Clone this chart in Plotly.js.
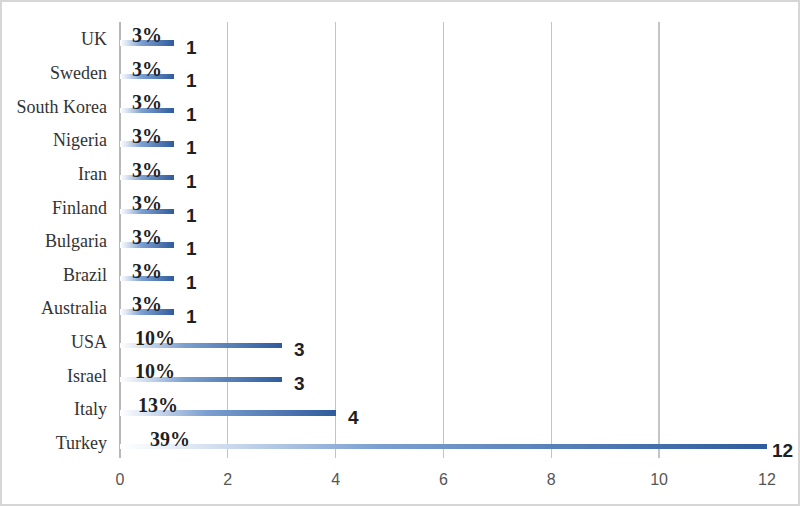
<!DOCTYPE html>
<html>
<head>
<meta charset="utf-8">
<script src="https://cdn.plot.ly/plotly-3.0.1.min.js"></script>
<style>
  html, body { margin: 0; padding: 0; background: #fff; }
  #wrap { position: relative; width: 800px; height: 506px; }
  #chart { width: 800px; height: 506px; }
  #frame { position: absolute; left: 0; top: 0; width: 800px; height: 506px; box-sizing: border-box;
           border: 2px solid #d6d6d6; pointer-events: none; }
</style>
</head>
<body>
<div id="wrap"><div id="chart"></div><div id="frame"></div></div>
<script>
// ---- data (bottom to top) ----
var countries = ['Turkey', 'Italy', 'Israel', 'USA', 'Australia', 'Brazil', 'Bulgaria',
                 'Finland', 'Iran', 'Nigeria', 'South Korea', 'Sweden', 'UK'];
var counts = [12, 4, 3, 3, 1, 1, 1, 1, 1, 1, 1, 1, 1];
var percents = ['39%', '13%', '10%', '10%', '3%', '3%', '3%', '3%', '3%', '3%', '3%', '3%', '3%'];
var xTicks = [0, 2, 4, 6, 8, 10, 12];

// ---- layout-only offsets for percent labels (pixels from the zero line) ----
function pctOffset(label) {
  return label === '39%' ? 50 : (label === '13%' ? 38 : (label === '10%' ? 35 : 27));
}

var maxCount = Math.max.apply(null, counts);
var annotations = [];
countries.forEach(function (c, i) {
  annotations.push({
    x: 0, y: c, xref: 'x', yref: 'y', text: percents[i], showarrow: false,
    xanchor: 'center', yanchor: 'middle', xshift: pctOffset(percents[i]), yshift: 8,
    font: { family: 'Liberation Serif, Times New Roman, serif', size: 20, color: '#1f1f1f', weight: 'bold' }
  });
  annotations.push({
    x: counts[i], y: c, xref: 'x', yref: 'y', text: String(counts[i]), showarrow: false,
    xanchor: 'left', yanchor: 'middle', xshift: counts[i] === maxCount ? 3 : 10, yshift: -4,
    font: { family: 'Liberation Sans, Arial, sans-serif', size: 19, color: '#1f1f1f', weight: 'bold' }
  });
});

var trace = {
  type: 'bar', orientation: 'h',
  x: counts, y: countries,
  width: 0.16,
  marker: { color: '#3d6aae', line: { width: 0 } },
  hoverinfo: 'none'
};

var layout = {
  width: 800, height: 506,
  margin: { l: 120, r: 33, t: 22, b: 48 },
  paper_bgcolor: '#ffffff', plot_bgcolor: '#ffffff',
  showlegend: false,
  bargap: 0,
  xaxis: {
    range: [0, 12.002], tickvals: xTicks, ticktext: xTicks.map(String),
    showgrid: true, gridcolor: '#c4c4c4', gridwidth: 1.3,
    zeroline: true, zerolinecolor: '#b8b8b8', zerolinewidth: 1.5,
    showline: false, ticks: '', ticklabelstandoff: 10,
    tickfont: { family: 'Liberation Sans, Arial, sans-serif', size: 16, color: '#555555' },
    fixedrange: true
  },
  yaxis: {
    type: 'category', categoryorder: 'array', categoryarray: countries,
    range: [-0.336, 12.625],
    showgrid: false, zeroline: false, showline: false, ticks: '',
    ticklabelstandoff: 12, ticklabelshift: -4,
    tickfont: { family: 'Liberation Serif, Times New Roman, serif', size: 18, color: '#333333' },
    fixedrange: true
  },
  annotations: annotations
};

Plotly.newPlot('chart', [trace], layout, { displayModeBar: false, staticPlot: true }).then(function (gd) {
  var svgNS = 'http://www.w3.org/2000/svg';
  var svg = gd.querySelector('svg.main-svg');
  var defs = svg.querySelector('defs') || svg.insertBefore(document.createElementNS(svgNS, 'defs'), svg.firstChild);
  var grad = document.createElementNS(svgNS, 'linearGradient');
  grad.setAttribute('id', 'barGrad');
  grad.setAttribute('x1', '0'); grad.setAttribute('y1', '0');
  grad.setAttribute('x2', '1'); grad.setAttribute('y2', '0');
  [['0', '#ffffff'], ['0.12', '#dbe5f3'], ['0.4', '#7b9fd0'], ['1', '#2f5c9d']].forEach(function (s) {
    var st = document.createElementNS(svgNS, 'stop');
    st.setAttribute('offset', s[0]); st.setAttribute('stop-color', s[1]);
    grad.appendChild(st);
  });
  defs.appendChild(grad);
  gd.querySelectorAll('.bars .point path').forEach(function (p) {
    p.style.fill = 'url(#barGrad)';
  });
});
</script>
</body>
</html>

= = =

### Exercise objective:
Print the full listing exactly, dropping the pictures.

### Full response:
Clone this chart in Plotly.js.
<!DOCTYPE html>
<html>
<head>
<meta charset="utf-8">
<script src="https://cdn.plot.ly/plotly-3.0.1.min.js"></script>
<style>
  html, body { margin: 0; padding: 0; background: #fff; }
  #wrap { position: relative; width: 800px; height: 506px; }
  #chart { width: 800px; height: 506px; }
  #frame { position: absolute; left: 0; top: 0; width: 800px; height: 506px; box-sizing: border-box;
           border: 2px solid #d6d6d6; pointer-events: none; }
</style>
</head>
<body>
<div id="wrap"><div id="chart"></div><div id="frame"></div></div>
<script>
// ---- data (bottom to top) ----
var countries = ['Turkey', 'Italy', 'Israel', 'USA', 'Australia', 'Brazil', 'Bulgaria',
                 'Finland', 'Iran', 'Nigeria', 'South Korea', 'Sweden', 'UK'];
var counts = [12, 4, 3, 3, 1, 1, 1, 1, 1, 1, 1, 1, 1];
var percents = ['39%', '13%', '10%', '10%', '3%', '3%', '3%', '3%', '3%', '3%', '3%', '3%', '3%'];
var xTicks = [0, 2, 4, 6, 8, 10, 12];

// ---- layout-only offsets for percent labels (pixels from the zero line) ----
function pctOffset(label) {
  return label === '39%' ? 50 : (label === '13%' ? 38 : (label === '10%' ? 35 : 27));
}

var maxCount = Math.max.apply(null, counts);
var annotations = [];
countries.forEach(function (c, i) {
  annotations.push({
    x: 0, y: c, xref: 'x', yref: 'y', text: percents[i], showarrow: false,
    xanchor: 'center', yanchor: 'middle', xshift: pctOffset(percents[i]), yshift: 8,
    font: { family: 'Liberation Serif, Times New Roman, serif', size: 20, color: '#1f1f1f', weight: 'bold' }
  });
  annotations.push({
    x: counts[i], y: c, xref: 'x', yref: 'y', text: String(counts[i]), showarrow: false,
    xanchor: 'left', yanchor: 'middle', xshift: counts[i] === maxCount ? 3 : 10, yshift: -4,
    font: { family: 'Liberation Sans, Arial, sans-serif', size: 19, color: '#1f1f1f', weight: 'bold' }
  });
});

var trace = {
  type: 'bar', orientation: 'h',
  x: counts, y: countries,
  width: 0.16,
  marker: { color: '#3d6aae', line: { width: 0 } },
  hoverinfo: 'none'
};

var layout = {
  width: 800, height: 506,
  margin: { l: 120, r: 33, t: 22, b: 48 },
  paper_bgcolor: '#ffffff', plot_bgcolor: '#ffffff',
  showlegend: false,
  bargap: 0,
  xaxis: {
    range: [0, 12.002], tickvals: xTicks, ticktext: xTicks.map(String),
    showgrid: true, gridcolor: '#c4c4c4', gridwidth: 1.3,
    zeroline: true, zerolinecolor: '#b8b8b8', zerolinewidth: 1.5,
    showline: false, ticks: '', ticklabelstandoff: 10,
    tickfont: { family: 'Liberation Sans, Arial, sans-serif', size: 16, color: '#555555' },
    fixedrange: true
  },
  yaxis: {
    type: 'category', categoryorder: 'array', categoryarray: countries,
    range: [-0.336, 12.625],
    showgrid: false, zeroline: false, showline: false, ticks: '',
    ticklabelstandoff: 12, ticklabelshift: -4,
    tickfont: { family: 'Liberation Serif, Times New Roman, serif', size: 18, color: '#333333' },
    fixedrange: true
  },
  annotations: annotations
};

Plotly.newPlot('chart', [trace], layout, { displayModeBar: false, staticPlot: true }).then(function (gd) {
  var svgNS = 'http://www.w3.org/2000/svg';
  var svg = gd.querySelector('svg.main-svg');
  var defs = svg.querySelector('defs') || svg.insertBefore(document.createElementNS(svgNS, 'defs'), svg.firstChild);
  var grad = document.createElementNS(svgNS, 'linearGradient');
  grad.setAttribute('id', 'barGrad');
  grad.setAttribute('x1', '0'); grad.setAttribute('y1', '0');
  grad.setAttribute('x2', '1'); grad.setAttribute('y2', '0');
  [['0', '#ffffff'], ['0.12', '#dbe5f3'], ['0.4', '#7b9fd0'], ['1', '#2f5c9d']].forEach(function (s) {
    var st = document.createElementNS(svgNS, 'stop');
    st.setAttribute('offset', s[0]); st.setAttribute('stop-color', s[1]);
    grad.appendChild(st);
  });
  defs.appendChild(grad);
  gd.querySelectorAll('.bars .point path').forEach(function (p) {
    p.style.fill = 'url(#barGrad)';
  });
});
</script>
</body>
</html>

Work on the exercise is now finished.